| It is to be seen whether Richard Johnson will be as menacing in Colombo, Sydney, Islamabad or Delhi
London: Richard Johnson, by any standards, enjoyed a magical Test debut.
Only a dozen Englishmen before him, Jim Laker and Alex Bedser among them, had taken six wickets or more in an innings first time out.
Nobody will ever be able to take the memory away from him. Whether the right-arm Somerset seamer, however, can translate his Chester-le-Street fairytale against Zimbabwe into a significant international sojourn remains to be seen.
The signs, despite his six for 33 in 12 overs and two wickets with his first four balls, are not promising.
Nasser Hussain has repeatedly bemoaned the lack of out-of-the-ordinary players in the English game, and particularly the dearth of bowlers blessed with express speed or vicious, wrist-induced spin.
Johnson, burdened by regular injuries which delayed his debut for eight years, swings and seams the ball, making him a handful in overcast English conditions.
He also bowls consistently stump to stump, asking questions with every delivery.
It is unlikely, however, that he would be as menacing in Colombo, in Sydney, Islamabad or Delhi.
And, by the end of the second Test, even the outclassed Zimbabweans had begun to read the way he was shaping to bowl an in-swinger before drifting it back into them.
Johnson conceded 67 runs without a wicket in the second innings while James Anderson and Steve Harmison — two of Hussain’s ‘specials’ — shared eight wickets.
Great debut performances can be a mixed blessing. They have certainly never guaranteed future success. Narendra Hirwani would vouch for that.
In January 1988, Hirwani, a callow Indian youth barely known beyond the borders of Madhya Pradesh, took a record 16 wickets for 136 in his first Test — and that against the mighty West Indians — on a helpful surface.
His eight for 61 and eight for 75, however, are now remembered more as a statistical oddity. Hirwani, crushed by the burden of expectations, played 17 Tests in all, the last a wicketless outing in 1996 against South Africa.

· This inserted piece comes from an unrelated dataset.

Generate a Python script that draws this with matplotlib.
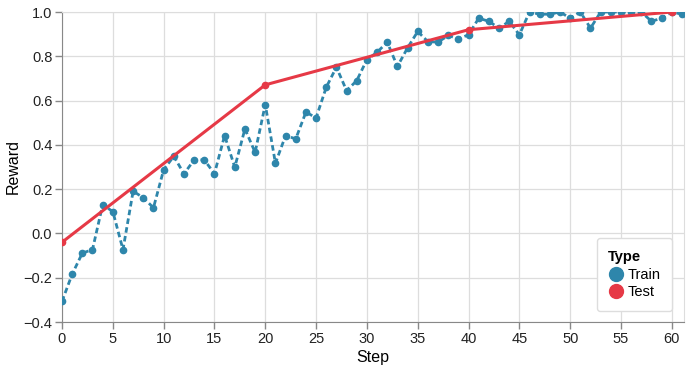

Australia Bob Massie suffered an even worse fate.
Unplayable on his debut at Lord’s and swinging the ball both ways without a change in action, he took eight wickets for 84 in the first innings and eight for 53 in the second against England in 1972.
That performance earned him a Wisden Cricketer of the Year accolade but the Western Australian only played six Tests in all, spanning a paltry seven months.
Similarly, bad starts to a career need not be terminal.
Graham Gooch got a pair on his debut against Australia at Edgbaston in 1975. The second dismissal, caught behind off a Jeff Thomson thunderbolt pitching just short of a length and seaming away, must rank among the greatest deliveries of all time.
That did not stop a flow of 8,900 runs over the next 20 years and 118 Tests.
Viv Richards, meanwhile, began with scores of four and three in his first two innings, against India in Bangalore, towards the end of 1974. The selectors, however, saw something they liked in those seven runs.
They retained him for the next match in Delhi and the young Antiguan clattered 192 not out.
Shane Warne took one for 150 in his first bowl against India —and one for 335 in his first four innings — before he began to suggest the form which has made him the greatest wicket-taking spinner of all time.
For those still tempted to rush to judgement after a single appearance, horrible or magical, Maravan Atapattu must rank as the best cautionary tale of all.
He first appeared against India in November 1990 at Chandigarh and scored zero and zero.
Dropped for almost two years, he returned against Australia in Colombo and managed zero (first ball) and one (off two balls). Ignored for another year-and-a-half, he faced India again in Ahmedabad and made zero (ten balls) and zero (seven balls).
He could have been buried there and then as a man with the mental durability of rice paper. But, after another three years in the wilderness, Atapattu reappeared for yet another try.
Today he is Sri Lanka’s ODI captain and has scored five Test double centuries, a record only bettered by Don Bradman, Walter Hammond and Javed Miandad.